This is how banks create money out of thin air and is the cause of around 90% of of what is called "core" inflation (that is inflation not accounting for inflation caused by oil and food). The other 10% comes from inflation from the fed itself.
So here's the process. The government wants money, it creates bonds. The fed comes and buys these bonds with account entries in a computer. This money comes into existance the moment the the government bonds are bought (and is essentially free funding for the government, the federal income tax pays the interest on this money). Whereafter, the government bonds are held in ownership by the fed and considered as "assets". This process of creating money out of thin air by the fed accounts for around 10% of core inflation.
The other 90% of core inflation comes from the fractional reserve banking system. Here's how it works.
In the example diagram below, the initial 1,000,000 cash deposit is fed money (from buying government bonds just as described).
After this initial one million is deposited it goes into the bank vault (even though much of the process is electronic today, the bank vault helps conceptualize the process). Following the deposit an account entry is made for this 1 million as a bank asset. And yes this is correct, it is considered a bank asset because the money is available to the bank. The court systems have ruled in the banks favor on this for hundreds of years.
So now that the bank has an asset of 1 million, someone comes to the bank looking for a loan of 900,000. What the bank does is it takes 900,000 from the 1 million deposited in the vault and loans it out.
As this money is loaned out a promissory note is created (which is a bond, mortgages are an example of this). The note represents a contract for the money loaned out and is equivelent to cash as it can be sold to a third party. This promissory note is the money created out of thin air as the previous depositors money was just loaned out.
And then this process described above repeats itself as the loaned out money makes its way back into the banking system once again. Essentially, the same cash enters and exits the bank like a revolving door. And this money keeps getting loaned out over and over in dimishing amounts (due to a 10% required reserve to be kept each time it is loaned out) all the while these promissory notes (or bonds) are created in tandem with the process. This is how our money is created via the banks:
Also, as you can see the money is accounted in such a way that it "balances", this is how it is done on the bank balance sheet.
So if it isn't obvious already, if a large amount of people try to come and get their money out of the bank the bank can't provide it because it only has a reserve of 10% of people's money on hand. This was the problem with bank runs in the past. When the economy started to wane people went to get their physical money out of the bank en mass and the bank simply couldn't provide it and shut their doors.
Funny how we have the same exact banking system today, except people trust it more.

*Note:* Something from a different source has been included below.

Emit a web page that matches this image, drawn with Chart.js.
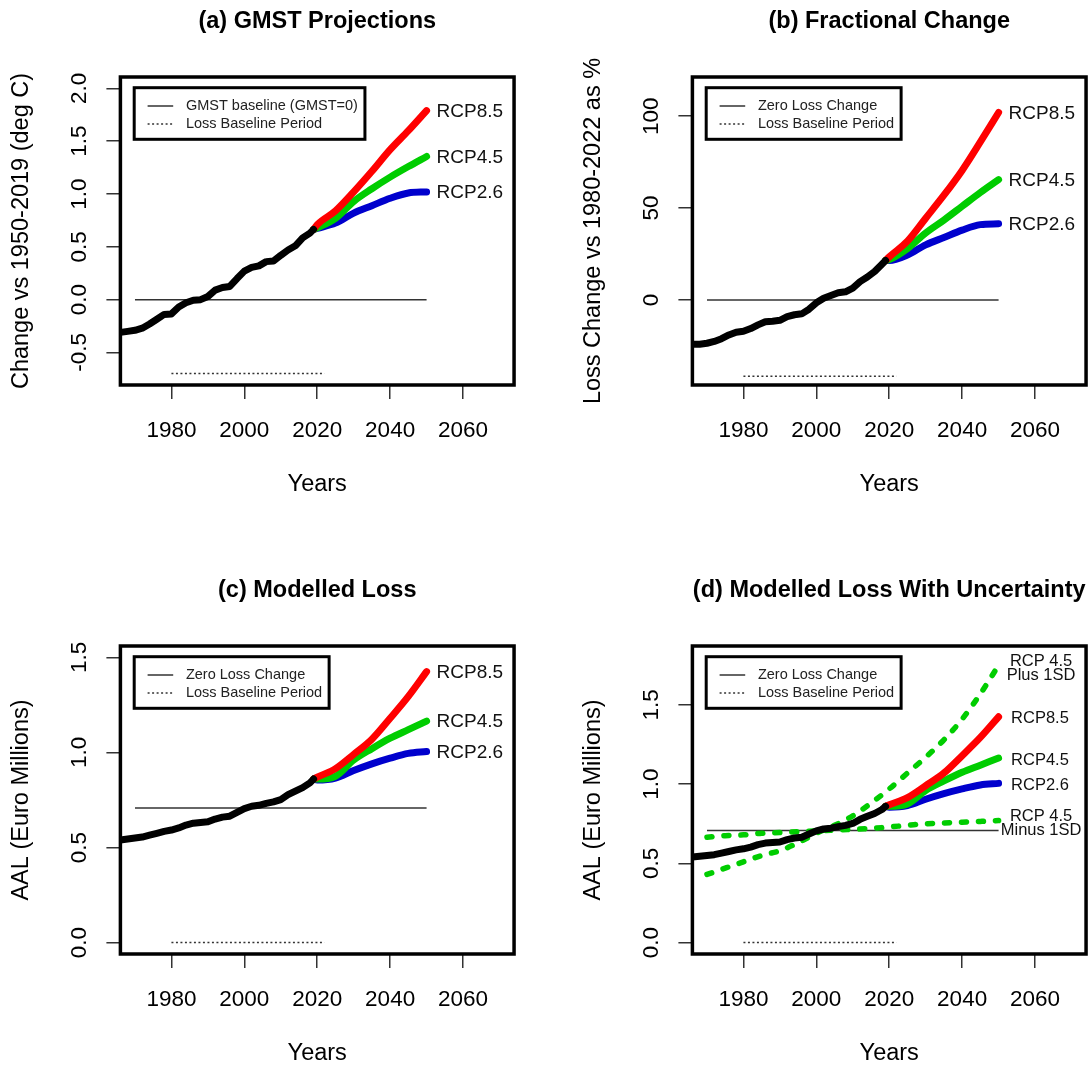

Before the fed was put into place, the government would mandate gold and silver money and the banks would create money off of that money like just described above. Individual bank runs were common and this is what eventually led to the people accepting a central bank or what is today the federal reserve. What the federal reserve does is act as a safety net in that if a bank run happens on a bank that is a member of the federal reserve system the fed can create new money out of thin air to pay the people that are trying to get the money out of their bank so "all is well". It is a crazy scheme but the banks have gained the trust of the general public and people have been taught to keep their money in the bank in instruments like CDs and money market accounts. And that's part of the key, as long as people trust the banking system is safe, it is safe. It is a faith based system. This is why the fed is very careful on what they say to the public because if people lose confidence in the economy their reaction could lead to a loss of trust in the system and a messy banking crisis as a result.
Another thing to note is that as these promissory notes are paid off they essentially vanish into nothing. And if all these notes in existance were paid off there would be no money in circulation in the economy. So today if people stop taking on more debt and work like crazy to pay off their current debt the amount of money in the economy would drop considerably. It's a sad fact to know that we are completely dependant on the banking system and are essentially working for it.
The benefit for the banks is tremendous because they get to charge interest on all this money they effortlessly create. If you take the initial 1 million in the example with a 10% reserve ratio as shown and the resulting 10 million created loaned out at 9% interest on average and 3% interest on average is paid to their deposit holders. That's 6% interest profit times 10 or roughly 60% interest profit based off of that initial 1 million loaned out. So $600,000 take 50,000 or so out for the bank's operational costs and you get the idea...
Banks are the most profitable companies in the world.